Cheney was unrelenting over the next year in both his loyalty to the former aide -- who was believed to be protecting him -- as well as devout in his assertions that there was a link between al-Qaida, the 9/11 terrorist attacks, and Iraq, prompting the U.S. to invade in the interest of our national security.
In the final weeks of the Bush presidency, according to Time, Cheney handed the proposed Libby pardon to the president himself, then repeatedly pushed Bush in meetings to grant it. In a pardon meeting in mid-January, the president asked Cheney directly, "Did the jury get it right or wrong?"
Finally, about a week before Barack Obama was inaugurated, Bush told Cheney that he would not pardon Libby. The vice president shocked everyone by continuing to argue his points. An observer of the conversation told Time that Cheney "expressed his disappointment and disagreement with the decision . . . He didn't take it well."

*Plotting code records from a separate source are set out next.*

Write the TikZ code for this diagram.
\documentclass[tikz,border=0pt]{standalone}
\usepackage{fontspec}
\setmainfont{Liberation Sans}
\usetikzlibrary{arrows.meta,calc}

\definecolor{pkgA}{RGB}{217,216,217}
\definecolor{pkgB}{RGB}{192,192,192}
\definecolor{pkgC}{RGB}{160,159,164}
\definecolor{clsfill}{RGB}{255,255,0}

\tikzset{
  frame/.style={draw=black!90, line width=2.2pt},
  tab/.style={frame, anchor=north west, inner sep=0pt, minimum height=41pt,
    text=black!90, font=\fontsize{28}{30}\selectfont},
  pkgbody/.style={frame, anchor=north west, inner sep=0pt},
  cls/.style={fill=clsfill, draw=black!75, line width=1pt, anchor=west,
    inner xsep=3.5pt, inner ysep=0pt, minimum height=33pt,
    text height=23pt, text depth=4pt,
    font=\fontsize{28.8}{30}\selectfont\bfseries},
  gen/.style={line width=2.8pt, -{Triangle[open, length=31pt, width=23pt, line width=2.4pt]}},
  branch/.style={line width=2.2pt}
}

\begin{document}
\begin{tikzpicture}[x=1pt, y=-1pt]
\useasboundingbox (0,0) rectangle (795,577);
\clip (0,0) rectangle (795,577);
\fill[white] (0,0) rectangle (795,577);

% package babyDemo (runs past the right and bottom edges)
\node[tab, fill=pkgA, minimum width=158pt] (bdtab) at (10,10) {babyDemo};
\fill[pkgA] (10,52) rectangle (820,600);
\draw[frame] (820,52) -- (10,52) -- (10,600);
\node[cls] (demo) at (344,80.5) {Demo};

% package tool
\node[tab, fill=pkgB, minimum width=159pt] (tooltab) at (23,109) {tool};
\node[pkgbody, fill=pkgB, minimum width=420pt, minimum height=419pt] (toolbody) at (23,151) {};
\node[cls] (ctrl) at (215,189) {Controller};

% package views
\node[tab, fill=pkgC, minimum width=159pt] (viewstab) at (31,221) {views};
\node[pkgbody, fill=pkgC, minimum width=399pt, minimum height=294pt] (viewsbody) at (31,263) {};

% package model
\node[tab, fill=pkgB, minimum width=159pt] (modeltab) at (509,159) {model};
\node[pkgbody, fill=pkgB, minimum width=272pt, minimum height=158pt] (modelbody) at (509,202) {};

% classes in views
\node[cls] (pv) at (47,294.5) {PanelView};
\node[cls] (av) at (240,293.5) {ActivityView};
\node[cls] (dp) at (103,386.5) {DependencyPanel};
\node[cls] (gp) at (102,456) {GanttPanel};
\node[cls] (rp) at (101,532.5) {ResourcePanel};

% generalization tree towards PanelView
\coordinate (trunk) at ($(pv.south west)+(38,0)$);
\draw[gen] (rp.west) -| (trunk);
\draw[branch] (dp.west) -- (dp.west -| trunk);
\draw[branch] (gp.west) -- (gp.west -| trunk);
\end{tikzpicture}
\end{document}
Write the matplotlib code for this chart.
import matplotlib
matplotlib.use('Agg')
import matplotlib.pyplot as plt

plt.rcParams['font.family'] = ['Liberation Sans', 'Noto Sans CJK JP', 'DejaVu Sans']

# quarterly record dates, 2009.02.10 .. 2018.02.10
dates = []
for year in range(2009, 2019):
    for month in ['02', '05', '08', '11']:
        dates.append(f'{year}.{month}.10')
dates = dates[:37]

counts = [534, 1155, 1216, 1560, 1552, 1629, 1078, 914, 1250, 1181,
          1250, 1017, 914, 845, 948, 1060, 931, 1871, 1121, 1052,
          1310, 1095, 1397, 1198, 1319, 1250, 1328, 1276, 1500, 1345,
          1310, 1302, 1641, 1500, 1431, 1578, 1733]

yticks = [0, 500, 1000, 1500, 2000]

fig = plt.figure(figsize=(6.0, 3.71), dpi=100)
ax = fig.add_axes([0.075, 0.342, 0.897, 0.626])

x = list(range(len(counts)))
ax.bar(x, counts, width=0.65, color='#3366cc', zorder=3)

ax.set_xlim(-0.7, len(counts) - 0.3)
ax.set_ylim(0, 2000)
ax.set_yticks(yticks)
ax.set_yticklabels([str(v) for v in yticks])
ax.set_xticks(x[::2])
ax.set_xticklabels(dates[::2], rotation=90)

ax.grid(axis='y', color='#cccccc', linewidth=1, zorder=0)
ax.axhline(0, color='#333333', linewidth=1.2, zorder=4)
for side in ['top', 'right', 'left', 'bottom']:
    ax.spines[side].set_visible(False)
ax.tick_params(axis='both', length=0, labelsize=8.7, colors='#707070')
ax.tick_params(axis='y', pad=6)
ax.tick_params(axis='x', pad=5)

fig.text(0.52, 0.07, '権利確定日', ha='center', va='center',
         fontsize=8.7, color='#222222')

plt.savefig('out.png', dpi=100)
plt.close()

Both Cheney and Libby spent the final week in office pushing Bush and White House legal counsel to reconsider the decision. The president was torn between his loyalty to Cheney and his belief that pardons are unfair justice. So, while packing boxes at the White House, he and his personal attorney discussed the matter one last time.
"What's the bottom line here? Did this guy lie or not?" Bush asked. Time reports that the lawyer, who had followed the case very closely, replied affirmatively, and Bush indicated that he had come to that conclusion too. Bush, the self-described "decider," had made his final decision on Libby: "OK, that's it."
Since leaving office, Bush and Cheney have remained friends but have taken on very different public roles.
The former president is leading a quiet life in Texas, writing his memoirs, raising money for his presidential library, taking long bike rides and talking with neighbors. Most significantly, Bush has not inserted himself in public debate, keeping his opinions to himself.
"He thinks President Obama deserves his silence," Dan Bartlett, Bush's longtime senior aide who is still very close to him, told the New York Times. "He's not going to be out there opining, second-guessing or flyspecking Obama's decisions."
Meanwhile, Cheney has stayed in Washington, making widely publicized speeches on national security, sitting for interviews on TV talk shows, and voicing his disagreement on Obama White House policy decisions.
The Dick Cheney who spent eight years in the shadows of the Bush administration and often at an "undisclosed location" is now ubiquitous in the media and leading the Bush legacy defense, without the support of Bush himself.